February: “The designer is marking his 30th year in business,” noted Phelps in her review of Kors’s fall 2011 collection. “Yes, he started young—at 19, in fact. Tonight, he’ll celebrate in the tony confines of Bemelmans Bar at the Carlyle.... Next month, no less a figure than the American ambassador to France will welcome him to Paris, with a festive dinner. Kors is opening a store there on Rue Saint-Honoré, and they’re putting the finishing touches on a renovated Madison Avenue flagship as we speak. In other words, the designer is having a pretty good birthday year.” August: Marries longtime partner Lance LePere, vice president of Michael Kors Women’s Design. December: Takes Michael Kors Holdings Limited public with one of the most successful IPOs in fashion history. “Talk about never in a million years,” jokes the designer in a 2021 interview. “It was a little surreal ringing that bell, and realizing that my approach to design, and really my thoughts on how people should look, was suddenly going to actually explode to a broader audience, and coinciding that with launching Michael Michael Kors and seeing in every city that I was in, a handbag, a watch, a shoe.”
Launches the “Watch Hunger Stop” campaign, partnering with the United Nations World Food Programme (WFP) to help fight world hunger.
February: “All anyone could talk about before the Michael Kors show was the news last week that thanks to his soaring stock price, the designer is now a billionaire,” reports Vogue. May: Opens flagship store in Shanghai, China, and celebrates with a runway show titled the Jet Set Experience.
February: Vogue reports: “Kors’s new fall lineup landed smack-dab in the middle of his sweet spot: opulent as all get-out, yet true to the all-American, unfussy, and optimistic spirit on which the company was built.” In the months that follow, he is nominated for a CFDA Womenswear Designer of the Year Award. June: God’s Love We Deliver recognizes Kors’s generosity and commitment by naming its headquarters after him. October: Profiled in Vogue. “No one believes me,” he said then, “but I am such a hippie at heart.

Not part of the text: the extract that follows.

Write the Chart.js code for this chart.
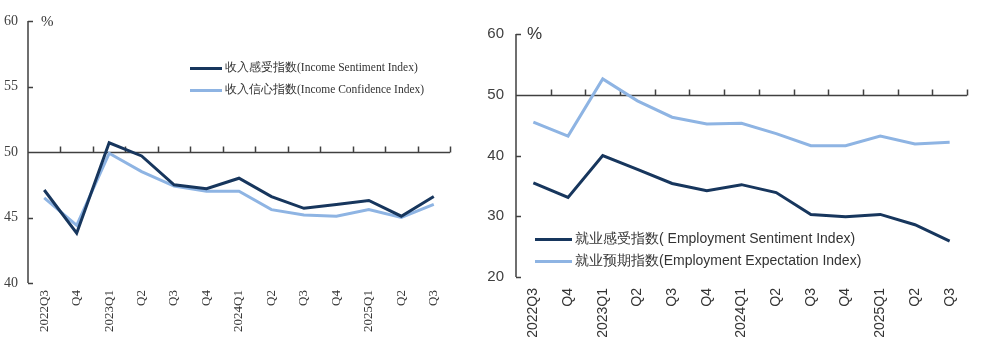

My joke about it is that we are such a contradiction: We love caviar with potato chips while listening to Joni Mitchell in Capri in flip-flops, wearing 10-ply cashmere. Everything we love is laid-back but indulgent.”*
Then Vice President Joseph R. Biden presents Kors with the World Food Programme USA’s McGovern-Dole Leadership Award for helping to fight hunger globally.
“This is a designer who, when he decides to do a tie-dye sweatshirt, makes it in multi-ply cashmere (and lines it in cotton, to boot) and throws in a matching cashmere blanket to seal the deal, Vogue opines.”
Michael Kors Holdings Limited changes its name to Capri Holdings Limited, and Capri Holdings Limited completes its acquisition of Versace.
The designer secures the rights to the Studio 54 logo and uses it in his 1970s-themed fall show that finished with a surprise: Barry Manilow performing “Copacabana.” Kors took his bow, reported Vogue, “with another legend of the era, model Patti Hansen, who closed the show in a metallic trouser suit.”
Vice President Kamala Harris wears Michael Kors Collection on the digital cover of February Vogue. “I don’t have kids, so my designs are my children; my husband, and I feel that way about what we do. And I beamed with pride [when I saw the cover] and thought what a stupendous, stupendous moment for the country, for the world, for myself. Amazing. It sounds cliché to say it, but a pinch-me moment.”